Nous avons droit cette année à une édition beaucoup plus modeste que ce que les habitués ont connu. Sans grande tête d’affiche — comme les Rise Against, Pennywise, Violent Femmes, ou les fameuses années alternatives avec Tea Party, Our Lady Peace, Finger Eleven et Three Doors Down —. Cette année, Randy Bachman (BTO/Guess Who) fait figure de tête d’affiche, mais en réalité, c’est le spectacle de Charlebois que les gens sont venus voir. Un spectacle de classiques québécois de plus d’une heure trente devant une foule enjouée et en harmonie. Les musiciens qui accompagnent le gars ben ordinaire sont tout à fait exceptionnels et malgré le froid et la boue, Charlebois a livré une leçon de rock digne de son statut de légende vivante.

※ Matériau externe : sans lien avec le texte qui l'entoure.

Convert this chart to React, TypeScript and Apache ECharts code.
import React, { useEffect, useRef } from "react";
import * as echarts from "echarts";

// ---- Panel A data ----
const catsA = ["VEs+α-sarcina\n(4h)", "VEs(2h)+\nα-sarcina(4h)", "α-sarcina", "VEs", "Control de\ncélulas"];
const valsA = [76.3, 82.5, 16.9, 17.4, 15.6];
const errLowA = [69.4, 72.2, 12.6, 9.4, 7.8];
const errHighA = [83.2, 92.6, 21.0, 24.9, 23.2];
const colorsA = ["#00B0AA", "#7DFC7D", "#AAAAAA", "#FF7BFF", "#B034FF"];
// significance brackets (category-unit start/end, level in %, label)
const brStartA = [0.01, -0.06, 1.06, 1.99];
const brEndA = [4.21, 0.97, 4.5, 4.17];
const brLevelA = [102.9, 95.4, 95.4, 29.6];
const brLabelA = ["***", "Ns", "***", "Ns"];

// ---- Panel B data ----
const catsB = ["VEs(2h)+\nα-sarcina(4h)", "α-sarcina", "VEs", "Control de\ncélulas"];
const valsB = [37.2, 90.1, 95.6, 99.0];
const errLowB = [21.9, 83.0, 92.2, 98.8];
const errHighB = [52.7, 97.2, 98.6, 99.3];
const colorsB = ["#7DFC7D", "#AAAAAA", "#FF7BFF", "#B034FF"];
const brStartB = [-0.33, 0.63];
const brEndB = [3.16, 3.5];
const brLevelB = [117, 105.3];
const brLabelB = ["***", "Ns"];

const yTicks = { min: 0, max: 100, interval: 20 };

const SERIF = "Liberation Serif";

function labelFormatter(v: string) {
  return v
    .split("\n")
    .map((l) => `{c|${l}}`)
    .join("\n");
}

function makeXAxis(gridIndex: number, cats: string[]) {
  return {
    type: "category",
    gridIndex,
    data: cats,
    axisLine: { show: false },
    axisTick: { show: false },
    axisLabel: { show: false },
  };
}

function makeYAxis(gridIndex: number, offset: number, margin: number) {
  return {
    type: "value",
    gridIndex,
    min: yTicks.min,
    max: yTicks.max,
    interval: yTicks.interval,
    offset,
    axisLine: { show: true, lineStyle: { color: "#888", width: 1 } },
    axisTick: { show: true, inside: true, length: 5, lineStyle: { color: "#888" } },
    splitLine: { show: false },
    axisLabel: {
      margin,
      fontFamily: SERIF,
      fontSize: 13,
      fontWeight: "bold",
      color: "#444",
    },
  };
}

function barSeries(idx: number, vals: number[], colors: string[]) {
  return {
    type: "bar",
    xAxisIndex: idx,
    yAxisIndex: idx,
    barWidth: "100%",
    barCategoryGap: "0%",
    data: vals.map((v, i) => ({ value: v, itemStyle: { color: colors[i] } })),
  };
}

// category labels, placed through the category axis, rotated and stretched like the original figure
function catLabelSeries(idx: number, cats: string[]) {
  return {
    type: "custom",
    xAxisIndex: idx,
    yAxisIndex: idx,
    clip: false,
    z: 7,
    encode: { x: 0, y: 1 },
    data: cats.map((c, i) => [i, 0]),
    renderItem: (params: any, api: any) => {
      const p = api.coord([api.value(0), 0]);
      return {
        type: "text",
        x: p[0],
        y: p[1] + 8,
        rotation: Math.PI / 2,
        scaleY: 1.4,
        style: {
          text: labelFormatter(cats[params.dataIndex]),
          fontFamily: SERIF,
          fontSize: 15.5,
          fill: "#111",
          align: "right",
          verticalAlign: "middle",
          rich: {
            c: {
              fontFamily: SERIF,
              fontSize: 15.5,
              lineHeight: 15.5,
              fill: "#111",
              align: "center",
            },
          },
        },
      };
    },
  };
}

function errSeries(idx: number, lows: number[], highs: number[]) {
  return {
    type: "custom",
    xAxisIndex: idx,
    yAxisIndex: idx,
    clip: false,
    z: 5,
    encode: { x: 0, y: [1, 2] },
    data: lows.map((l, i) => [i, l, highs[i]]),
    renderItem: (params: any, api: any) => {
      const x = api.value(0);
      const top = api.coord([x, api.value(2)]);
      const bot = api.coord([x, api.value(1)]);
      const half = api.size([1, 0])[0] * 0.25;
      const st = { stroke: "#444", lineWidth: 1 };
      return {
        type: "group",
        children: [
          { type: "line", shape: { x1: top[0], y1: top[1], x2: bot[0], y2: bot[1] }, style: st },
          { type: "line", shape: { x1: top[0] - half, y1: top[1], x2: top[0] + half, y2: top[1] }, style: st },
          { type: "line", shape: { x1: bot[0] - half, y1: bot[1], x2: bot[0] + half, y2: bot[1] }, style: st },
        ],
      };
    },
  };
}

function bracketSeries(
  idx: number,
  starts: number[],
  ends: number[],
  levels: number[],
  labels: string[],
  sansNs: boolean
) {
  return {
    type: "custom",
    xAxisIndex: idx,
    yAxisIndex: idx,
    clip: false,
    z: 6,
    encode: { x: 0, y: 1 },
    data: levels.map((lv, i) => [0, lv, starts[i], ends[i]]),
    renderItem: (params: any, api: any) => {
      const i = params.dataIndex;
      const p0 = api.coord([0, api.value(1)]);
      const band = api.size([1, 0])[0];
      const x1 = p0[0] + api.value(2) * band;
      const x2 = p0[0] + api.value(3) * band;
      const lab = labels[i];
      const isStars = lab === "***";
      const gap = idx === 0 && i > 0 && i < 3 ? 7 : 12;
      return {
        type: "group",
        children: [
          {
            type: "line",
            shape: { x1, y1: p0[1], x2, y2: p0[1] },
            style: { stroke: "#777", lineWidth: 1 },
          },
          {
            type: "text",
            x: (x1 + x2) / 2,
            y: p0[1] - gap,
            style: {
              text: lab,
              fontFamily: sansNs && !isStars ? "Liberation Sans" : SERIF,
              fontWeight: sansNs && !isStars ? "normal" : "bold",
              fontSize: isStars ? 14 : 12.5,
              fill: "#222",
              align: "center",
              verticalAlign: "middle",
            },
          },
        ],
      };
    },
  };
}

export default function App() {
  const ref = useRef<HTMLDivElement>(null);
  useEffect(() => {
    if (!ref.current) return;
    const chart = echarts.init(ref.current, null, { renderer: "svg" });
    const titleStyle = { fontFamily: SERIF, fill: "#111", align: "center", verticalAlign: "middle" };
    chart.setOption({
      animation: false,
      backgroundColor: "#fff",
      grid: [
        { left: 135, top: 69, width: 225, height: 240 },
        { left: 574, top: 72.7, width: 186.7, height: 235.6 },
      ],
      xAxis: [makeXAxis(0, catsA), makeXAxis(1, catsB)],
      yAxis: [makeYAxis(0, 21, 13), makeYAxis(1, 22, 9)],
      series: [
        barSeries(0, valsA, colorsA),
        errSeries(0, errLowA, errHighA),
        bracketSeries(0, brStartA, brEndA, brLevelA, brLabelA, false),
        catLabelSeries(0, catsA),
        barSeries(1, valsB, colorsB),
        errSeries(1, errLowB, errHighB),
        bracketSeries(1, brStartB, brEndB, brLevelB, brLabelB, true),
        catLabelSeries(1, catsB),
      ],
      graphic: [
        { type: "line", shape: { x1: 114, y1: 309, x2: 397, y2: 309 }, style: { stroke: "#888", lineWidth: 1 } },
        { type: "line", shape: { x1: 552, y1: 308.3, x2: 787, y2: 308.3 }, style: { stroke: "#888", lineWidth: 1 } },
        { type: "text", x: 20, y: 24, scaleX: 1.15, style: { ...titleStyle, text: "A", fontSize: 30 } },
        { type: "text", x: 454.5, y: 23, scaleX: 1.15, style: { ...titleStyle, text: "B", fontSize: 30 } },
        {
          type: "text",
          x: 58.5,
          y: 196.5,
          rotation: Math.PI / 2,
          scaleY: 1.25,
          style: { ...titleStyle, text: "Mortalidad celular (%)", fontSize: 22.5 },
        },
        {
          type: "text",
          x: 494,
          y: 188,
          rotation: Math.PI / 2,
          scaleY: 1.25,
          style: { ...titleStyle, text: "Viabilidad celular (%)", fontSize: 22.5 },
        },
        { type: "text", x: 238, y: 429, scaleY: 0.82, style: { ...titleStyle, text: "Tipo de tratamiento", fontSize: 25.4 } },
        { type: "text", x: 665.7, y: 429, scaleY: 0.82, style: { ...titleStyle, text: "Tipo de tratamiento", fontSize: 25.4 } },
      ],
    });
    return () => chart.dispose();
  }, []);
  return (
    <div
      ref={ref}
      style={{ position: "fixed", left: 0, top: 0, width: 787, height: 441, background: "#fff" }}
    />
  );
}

Mais il faut aussi être honnête, la programmation n’offre aucun autre réel coup d’éclat. Mais est-ce nécessaire? Quand même un peu oui. On présente au Woodstock la crème des groupes de festival du Québec. Le problème est justement que ces groupes sont de la programmation de tous les autres festivals. On a joué safe; des groupes hommages, une légende canadienne, une légende québécoise, et les groupes locaux que tout le monde connaît et ont vu des dizaines de fois…. et pis alors?!? On ne se tannera jamais de Grim Skunk, Mononc’Serge, Adamus, Galaxie et du groupe par excellente de tous festivals; Les Cowboys Fringants.

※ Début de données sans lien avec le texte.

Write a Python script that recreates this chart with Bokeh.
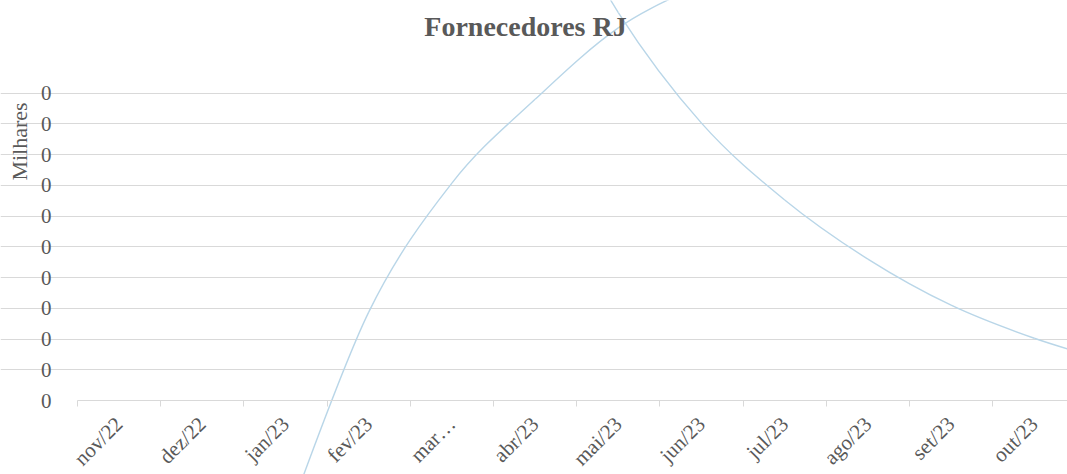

Une foule encore une fois assez modeste s’était déplacée pour entendre le groupe de Repentigny qui avait la tâche de raviver les esprits après la pluie qui s’était abattue sur le spectacle d’Adamus. Une performance plus que moyenne, comme toujours pour les Cowboys. Malgré leurs vingt ans de carrière, ça semble toujours très difficile de garder le tempo ou de chanter juste. Et pis alors?!? C’était magique. Impossible de rester insensible devant tant de bonheur humain. Des milliers de couples qui s’embrassent sous une pluie «d’étoiles filantes». Les gens se réchauffent, se collent, se touchent. Dansent et chantent.

Les gens se sourient à Woodstock en Beauce. Peut-on ici prendre quelques secondes pour bien cerner la situation et comprendre l’enjeu qui nous concerne. Se sourire. Comme une expérience mystique partagée entre frères et sœurs. Se sourire. N’est-ce pas déjà tout un accomplissement? Ne serait-ce pas suffisant pour légitimer la présence de ce festival? L’âme du Québec a été pour un moment réuni sous une pluie fine. Et il a souri. Et elle a souri en retour. Et elle était belle. Et il était beau. Et voilà, c’est ça Woodstock. Se souvenir «qu’entre deux joints» «all you need is love».

Évidemment, malgré la pluie de bonheur, la question est sur toutes les lèvres tel un éléphant rose dans une toilette chimique; Le Rockfest a-t-il tué Woodstock? Ici, en Beauce, ce qu’on entend c’est;

  • Le Rockfest c’est trop gros.
  • Il y a trop de groupes au Rockfest.
  • Au Rockfest, tu paies pour des groupes que tu ne pourras pas voir parce que tu attends en ligne
  • Il devrait y avoir moins de groupes au Rockfest pour que le billet soit moins cher.

Alors, est-ce que le Rockfest a tué Woodstock? Peut-être. Mais la tendance ne serait peut-être pas totalement irréversible.

Ce fut une autre très belle édition de Woodstock en Beauce, une édition sans failles avec juste assez de bouette, juste assez de monde, juste assez de bons groupes. L’installation du site a été pensée de manière extrêmement efficace. Et malgré la programmation sans grande surprise, plusieurs milliers de braves qui n’étaient pas en déménagement sont venus célébrer, le temps d’un weekend, la nostalgie non pas du Woodstock original, mais la mémoire de leur festival préféré; le Woodstock en Beauce.

Les gens sont venus. Les gens se sont aimés. Les lumières ont finies par s’éteindre, et les gens s’en sont retournés en se souhaitant tous et toutes, à l’année prochaine… Peace and Love.